=== The request ===
Extract each line of the material that follows exactly and omit its pictures.

=== Given information ===
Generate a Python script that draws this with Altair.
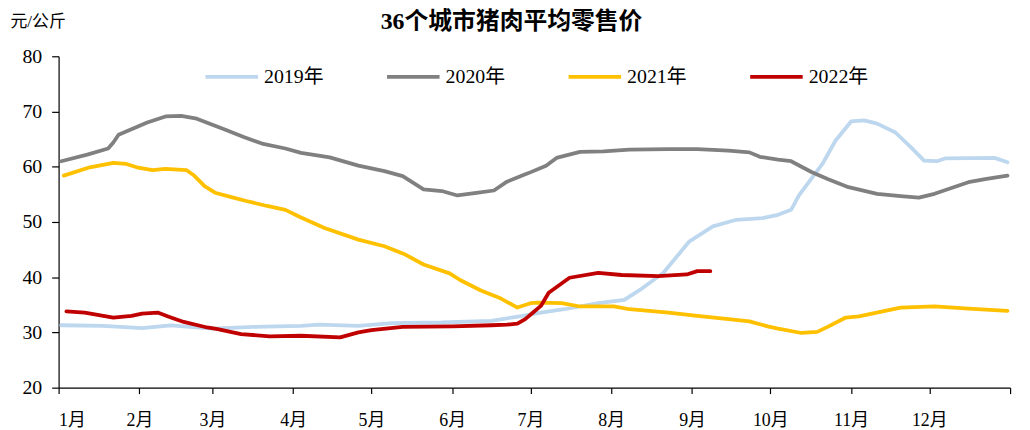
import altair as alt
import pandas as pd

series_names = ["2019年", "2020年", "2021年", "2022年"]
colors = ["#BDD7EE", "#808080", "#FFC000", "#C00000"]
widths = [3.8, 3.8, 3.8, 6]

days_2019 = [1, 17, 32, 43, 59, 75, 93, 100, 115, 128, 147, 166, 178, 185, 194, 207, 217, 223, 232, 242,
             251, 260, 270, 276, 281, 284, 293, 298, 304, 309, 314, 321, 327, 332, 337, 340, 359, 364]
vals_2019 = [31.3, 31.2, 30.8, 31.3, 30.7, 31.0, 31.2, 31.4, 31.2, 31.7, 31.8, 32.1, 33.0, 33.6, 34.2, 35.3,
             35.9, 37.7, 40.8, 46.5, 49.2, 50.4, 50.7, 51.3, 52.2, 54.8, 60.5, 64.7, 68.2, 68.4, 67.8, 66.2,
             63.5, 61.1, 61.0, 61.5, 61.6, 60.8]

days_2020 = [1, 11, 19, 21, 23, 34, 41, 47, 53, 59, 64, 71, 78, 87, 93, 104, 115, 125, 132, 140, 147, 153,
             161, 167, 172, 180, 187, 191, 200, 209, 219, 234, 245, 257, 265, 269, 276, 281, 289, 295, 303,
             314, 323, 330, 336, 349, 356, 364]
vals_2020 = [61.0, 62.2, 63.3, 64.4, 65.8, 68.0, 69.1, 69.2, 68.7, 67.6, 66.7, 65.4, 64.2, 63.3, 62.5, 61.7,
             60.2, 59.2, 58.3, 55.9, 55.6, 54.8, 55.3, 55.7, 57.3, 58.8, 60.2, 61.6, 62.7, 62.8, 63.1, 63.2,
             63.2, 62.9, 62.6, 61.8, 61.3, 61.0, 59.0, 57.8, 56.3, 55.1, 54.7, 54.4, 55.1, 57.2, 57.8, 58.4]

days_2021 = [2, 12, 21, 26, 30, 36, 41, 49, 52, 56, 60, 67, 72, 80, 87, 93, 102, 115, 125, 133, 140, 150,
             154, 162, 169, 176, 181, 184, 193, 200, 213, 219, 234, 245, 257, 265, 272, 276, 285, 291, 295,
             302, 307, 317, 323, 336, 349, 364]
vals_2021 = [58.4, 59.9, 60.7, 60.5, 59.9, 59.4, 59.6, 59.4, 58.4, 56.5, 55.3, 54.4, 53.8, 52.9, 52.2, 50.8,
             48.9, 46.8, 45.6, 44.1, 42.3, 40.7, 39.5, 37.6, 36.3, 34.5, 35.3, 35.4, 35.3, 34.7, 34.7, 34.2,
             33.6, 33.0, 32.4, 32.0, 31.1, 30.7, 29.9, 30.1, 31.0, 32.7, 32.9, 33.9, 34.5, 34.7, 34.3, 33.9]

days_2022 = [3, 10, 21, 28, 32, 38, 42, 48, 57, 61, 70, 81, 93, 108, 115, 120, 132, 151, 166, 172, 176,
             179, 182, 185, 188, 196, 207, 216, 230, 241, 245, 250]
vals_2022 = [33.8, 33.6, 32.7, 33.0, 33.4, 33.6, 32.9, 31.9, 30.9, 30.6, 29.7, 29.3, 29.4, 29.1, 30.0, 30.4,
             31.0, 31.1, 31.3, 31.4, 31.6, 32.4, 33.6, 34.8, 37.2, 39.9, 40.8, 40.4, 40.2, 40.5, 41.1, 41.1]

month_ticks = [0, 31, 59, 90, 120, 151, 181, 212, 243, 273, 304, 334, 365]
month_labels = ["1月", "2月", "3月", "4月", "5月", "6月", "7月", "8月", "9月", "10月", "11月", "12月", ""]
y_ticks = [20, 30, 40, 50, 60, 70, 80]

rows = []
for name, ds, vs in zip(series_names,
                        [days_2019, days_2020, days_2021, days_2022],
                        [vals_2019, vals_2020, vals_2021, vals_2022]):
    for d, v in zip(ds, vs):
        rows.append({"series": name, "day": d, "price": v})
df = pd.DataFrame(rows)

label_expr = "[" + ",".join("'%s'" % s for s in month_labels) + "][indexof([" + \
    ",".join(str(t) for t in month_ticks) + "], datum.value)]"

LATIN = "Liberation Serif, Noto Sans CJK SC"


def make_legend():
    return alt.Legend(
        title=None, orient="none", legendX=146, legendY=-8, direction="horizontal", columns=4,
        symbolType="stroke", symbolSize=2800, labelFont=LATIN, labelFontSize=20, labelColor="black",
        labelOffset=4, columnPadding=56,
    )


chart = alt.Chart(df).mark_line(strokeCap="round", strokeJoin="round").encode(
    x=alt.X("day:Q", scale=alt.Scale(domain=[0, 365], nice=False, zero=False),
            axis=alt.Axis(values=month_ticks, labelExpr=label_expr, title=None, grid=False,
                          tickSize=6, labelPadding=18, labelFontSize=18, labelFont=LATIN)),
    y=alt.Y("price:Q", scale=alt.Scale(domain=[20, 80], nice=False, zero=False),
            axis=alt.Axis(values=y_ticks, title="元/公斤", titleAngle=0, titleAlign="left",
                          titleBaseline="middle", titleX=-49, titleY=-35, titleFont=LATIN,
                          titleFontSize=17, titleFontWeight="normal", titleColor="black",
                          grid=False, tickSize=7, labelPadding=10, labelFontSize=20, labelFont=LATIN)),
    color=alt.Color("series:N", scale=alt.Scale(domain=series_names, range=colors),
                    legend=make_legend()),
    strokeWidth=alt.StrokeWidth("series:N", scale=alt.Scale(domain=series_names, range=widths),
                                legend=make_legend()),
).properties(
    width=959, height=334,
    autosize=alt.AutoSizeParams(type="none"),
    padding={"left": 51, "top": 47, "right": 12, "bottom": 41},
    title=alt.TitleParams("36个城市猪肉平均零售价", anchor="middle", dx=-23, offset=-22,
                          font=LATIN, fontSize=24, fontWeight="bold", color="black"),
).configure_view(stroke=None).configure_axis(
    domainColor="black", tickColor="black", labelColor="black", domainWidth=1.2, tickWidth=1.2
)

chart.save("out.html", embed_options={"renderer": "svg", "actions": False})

=== Exercise result ===
Generate a Python script that draws this with Altair.
import altair as alt
import pandas as pd

series_names = ["2019年", "2020年", "2021年", "2022年"]
colors = ["#BDD7EE", "#808080", "#FFC000", "#C00000"]
widths = [3.8, 3.8, 3.8, 6]

days_2019 = [1, 17, 32, 43, 59, 75, 93, 100, 115, 128, 147, 166, 178, 185, 194, 207, 217, 223, 232, 242,
             251, 260, 270, 276, 281, 284, 293, 298, 304, 309, 314, 321, 327, 332, 337, 340, 359, 364]
vals_2019 = [31.3, 31.2, 30.8, 31.3, 30.7, 31.0, 31.2, 31.4, 31.2, 31.7, 31.8, 32.1, 33.0, 33.6, 34.2, 35.3,
             35.9, 37.7, 40.8, 46.5, 49.2, 50.4, 50.7, 51.3, 52.2, 54.8, 60.5, 64.7, 68.2, 68.4, 67.8, 66.2,
             63.5, 61.1, 61.0, 61.5, 61.6, 60.8]

days_2020 = [1, 11, 19, 21, 23, 34, 41, 47, 53, 59, 64, 71, 78, 87, 93, 104, 115, 125, 132, 140, 147, 153,
             161, 167, 172, 180, 187, 191, 200, 209, 219, 234, 245, 257, 265, 269, 276, 281, 289, 295, 303,
             314, 323, 330, 336, 349, 356, 364]
vals_2020 = [61.0, 62.2, 63.3, 64.4, 65.8, 68.0, 69.1, 69.2, 68.7, 67.6, 66.7, 65.4, 64.2, 63.3, 62.5, 61.7,
             60.2, 59.2, 58.3, 55.9, 55.6, 54.8, 55.3, 55.7, 57.3, 58.8, 60.2, 61.6, 62.7, 62.8, 63.1, 63.2,
             63.2, 62.9, 62.6, 61.8, 61.3, 61.0, 59.0, 57.8, 56.3, 55.1, 54.7, 54.4, 55.1, 57.2, 57.8, 58.4]

days_2021 = [2, 12, 21, 26, 30, 36, 41, 49, 52, 56, 60, 67, 72, 80, 87, 93, 102, 115, 125, 133, 140, 150,
             154, 162, 169, 176, 181, 184, 193, 200, 213, 219, 234, 245, 257, 265, 272, 276, 285, 291, 295,
             302, 307, 317, 323, 336, 349, 364]
vals_2021 = [58.4, 59.9, 60.7, 60.5, 59.9, 59.4, 59.6, 59.4, 58.4, 56.5, 55.3, 54.4, 53.8, 52.9, 52.2, 50.8,
             48.9, 46.8, 45.6, 44.1, 42.3, 40.7, 39.5, 37.6, 36.3, 34.5, 35.3, 35.4, 35.3, 34.7, 34.7, 34.2,
             33.6, 33.0, 32.4, 32.0, 31.1, 30.7, 29.9, 30.1, 31.0, 32.7, 32.9, 33.9, 34.5, 34.7, 34.3, 33.9]

days_2022 = [3, 10, 21, 28, 32, 38, 42, 48, 57, 61, 70, 81, 93, 108, 115, 120, 132, 151, 166, 172, 176,
             179, 182, 185, 188, 196, 207, 216, 230, 241, 245, 250]
vals_2022 = [33.8, 33.6, 32.7, 33.0, 33.4, 33.6, 32.9, 31.9, 30.9, 30.6, 29.7, 29.3, 29.4, 29.1, 30.0, 30.4,
             31.0, 31.1, 31.3, 31.4, 31.6, 32.4, 33.6, 34.8, 37.2, 39.9, 40.8, 40.4, 40.2, 40.5, 41.1, 41.1]

month_ticks = [0, 31, 59, 90, 120, 151, 181, 212, 243, 273, 304, 334, 365]
month_labels = ["1月", "2月", "3月", "4月", "5月", "6月", "7月", "8月", "9月", "10月", "11月", "12月", ""]
y_ticks = [20, 30, 40, 50, 60, 70, 80]

rows = []
for name, ds, vs in zip(series_names,
                        [days_2019, days_2020, days_2021, days_2022],
                        [vals_2019, vals_2020, vals_2021, vals_2022]):
    for d, v in zip(ds, vs):
        rows.append({"series": name, "day": d, "price": v})
df = pd.DataFrame(rows)

label_expr = "[" + ",".join("'%s'" % s for s in month_labels) + "][indexof([" + \
    ",".join(str(t) for t in month_ticks) + "], datum.value)]"

LATIN = "Liberation Serif, Noto Sans CJK SC"


def make_legend():
    return alt.Legend(
        title=None, orient="none", legendX=146, legendY=-8, direction="horizontal", columns=4,
        symbolType="stroke", symbolSize=2800, labelFont=LATIN, labelFontSize=20, labelColor="black",
        labelOffset=4, columnPadding=56,
    )


chart = alt.Chart(df).mark_line(strokeCap="round", strokeJoin="round").encode(
    x=alt.X("day:Q", scale=alt.Scale(domain=[0, 365], nice=False, zero=False),
            axis=alt.Axis(values=month_ticks, labelExpr=label_expr, title=None, grid=False,
                          tickSize=6, labelPadding=18, labelFontSize=18, labelFont=LATIN)),
    y=alt.Y("price:Q", scale=alt.Scale(domain=[20, 80], nice=False, zero=False),
            axis=alt.Axis(values=y_ticks, title="元/公斤", titleAngle=0, titleAlign="left",
                          titleBaseline="middle", titleX=-49, titleY=-35, titleFont=LATIN,
                          titleFontSize=17, titleFontWeight="normal", titleColor="black",
                          grid=False, tickSize=7, labelPadding=10, labelFontSize=20, labelFont=LATIN)),
    color=alt.Color("series:N", scale=alt.Scale(domain=series_names, range=colors),
                    legend=make_legend()),
    strokeWidth=alt.StrokeWidth("series:N", scale=alt.Scale(domain=series_names, range=widths),
                                legend=make_legend()),
).properties(
    width=959, height=334,
    autosize=alt.AutoSizeParams(type="none"),
    padding={"left": 51, "top": 47, "right": 12, "bottom": 41},
    title=alt.TitleParams("36个城市猪肉平均零售价", anchor="middle", dx=-23, offset=-22,
                          font=LATIN, fontSize=24, fontWeight="bold", color="black"),
).configure_view(stroke=None).configure_axis(
    domainColor="black", tickColor="black", labelColor="black", domainWidth=1.2, tickWidth=1.2
)

chart.save("out.html", embed_options={"renderer": "svg", "actions": False})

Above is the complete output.